* What you should do
Search the material for the string "matplotlib", then return every line where it is found.

------------------------------------------------------------

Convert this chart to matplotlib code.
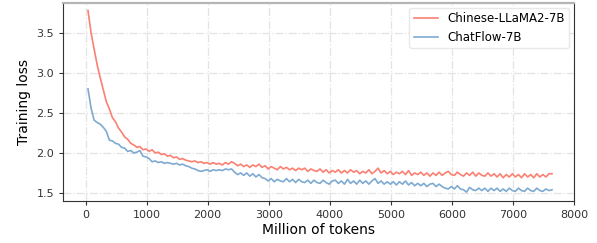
import numpy as np
import matplotlib
matplotlib.use("Agg")
import matplotlib.pyplot as plt

# Trainingsverlauf
tokens = np.arange(40, 7641, 50)

loss_llama = [
    3.78, 3.50, 3.30, 3.10, 2.94, 2.79, 2.64, 2.55, 2.44, 2.39,
    2.31, 2.26, 2.20, 2.17, 2.12, 2.10, 2.07, 2.08, 2.04, 2.05,
    2.02, 2.04, 2.00, 2.01, 1.98, 1.99, 1.96, 1.97, 1.94, 1.95,
    1.92, 1.93, 1.91, 1.90, 1.89, 1.90, 1.88, 1.89, 1.87, 1.88,
    1.86, 1.88, 1.86, 1.87, 1.85, 1.88, 1.86, 1.89,
    1.87, 1.84, 1.86, 1.83, 1.85, 1.82, 1.85, 1.83, 1.86, 1.82,
    1.84, 1.80, 1.83, 1.81, 1.79, 1.83, 1.80, 1.82, 1.79, 1.81,
    1.78, 1.81, 1.79, 1.81, 1.77, 1.80, 1.78, 1.77, 1.80, 1.76,
    1.79, 1.75, 1.78, 1.76, 1.79, 1.75, 1.78, 1.75, 1.79, 1.76,
    1.78, 1.74, 1.77, 1.75, 1.79, 1.74, 1.77, 1.81, 1.75, 1.78,
    1.74, 1.77, 1.73, 1.76, 1.74, 1.77, 1.73, 1.78, 1.72, 1.75,
    1.73, 1.76, 1.72, 1.75, 1.71, 1.75, 1.72, 1.76, 1.72, 1.75,
    1.77, 1.73, 1.72, 1.76, 1.73, 1.71, 1.75, 1.72, 1.76, 1.71,
    1.75, 1.72, 1.71, 1.75, 1.71, 1.74, 1.70, 1.74, 1.69, 1.73,
    1.70, 1.74, 1.70, 1.73, 1.69, 1.74, 1.70, 1.73, 1.69, 1.74,
    1.70, 1.73, 1.70, 1.74, 1.74,
]

loss_chatflow = [
    2.80, 2.56, 2.41, 2.38, 2.36, 2.32, 2.27, 2.16, 2.15, 2.12,
    2.11, 2.07, 2.06, 2.02, 2.03, 2.00, 2.01, 2.03, 1.96, 1.95,
    1.93, 1.89, 1.90, 1.88, 1.89, 1.87, 1.88, 1.87, 1.86, 1.87,
    1.85, 1.86, 1.84, 1.83, 1.81, 1.80, 1.78, 1.77, 1.78, 1.79,
    1.77, 1.79, 1.78, 1.79, 1.78, 1.80, 1.79, 1.80,
    1.76, 1.73, 1.75, 1.72, 1.75, 1.71, 1.74, 1.70, 1.73, 1.69,
    1.68, 1.65, 1.68, 1.64, 1.67, 1.65, 1.64, 1.68, 1.64, 1.67,
    1.63, 1.67, 1.64, 1.63, 1.66, 1.62, 1.66, 1.63, 1.62, 1.66,
    1.63, 1.61, 1.65, 1.66, 1.62, 1.65, 1.61, 1.67, 1.62, 1.65,
    1.61, 1.66, 1.62, 1.65, 1.61, 1.65, 1.68, 1.62, 1.65, 1.61,
    1.64, 1.61, 1.64, 1.60, 1.64, 1.61, 1.65, 1.60, 1.63, 1.59,
    1.62, 1.59, 1.62, 1.58, 1.61, 1.62, 1.58, 1.61, 1.58, 1.56,
    1.55, 1.58, 1.55, 1.59, 1.55, 1.54, 1.51, 1.57, 1.54, 1.53,
    1.56, 1.53, 1.56, 1.52, 1.56, 1.53, 1.56, 1.52, 1.55, 1.52,
    1.56, 1.53, 1.52, 1.56, 1.53, 1.52, 1.56, 1.53, 1.52, 1.56,
    1.53, 1.52, 1.55, 1.53, 1.54,
]

fig = plt.figure(figsize=(5.97, 2.43), dpi=100)
ax = fig.add_axes([0.1055, 0.173, 0.856, 0.815])

ax.plot(tokens, loss_llama, color='#fa8072', lw=1.2, label='Chinese-LLaMA2-7B')
ax.plot(tokens, loss_chatflow, color='#7eaad2', lw=1.2, label='ChatFlow-7B')

ax.set_xlim(-370, 8000)
ax.set_ylim(1.40, 3.875)
ax.set_xticks(range(0, 8001, 1000))
ax.set_yticks([1.5, 2.0, 2.5, 3.0, 3.5])

ax.grid(True, linestyle='-.', color='#e3e3e3', lw=0.9)
ax.set_axisbelow(True)

ax.spines['top'].set_color('#b5b5b5')
ax.spines['top'].set_linewidth(1.6)
for s in ['left', 'bottom', 'right']:
    ax.spines[s].set_color('#333333')
    ax.spines[s].set_linewidth(0.8)

ax.tick_params(labelsize=8, colors='#333333', length=3, width=0.8)
ax.set_xlabel('Million of tokens', fontsize=10, labelpad=2)
ax.set_ylabel('Training loss', fontsize=10, labelpad=4)

ax.legend(loc='upper right', fontsize=8.5, framealpha=1, edgecolor='#e8e8e8',
          handlelength=2.0, labelspacing=0.45, borderaxespad=0.4)

plt.savefig('out.png', dpi=100)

------------------------------------------------------------

* Complete response
Convert this chart to matplotlib code.
import matplotlib
matplotlib.use("Agg")
import matplotlib.pyplot as plt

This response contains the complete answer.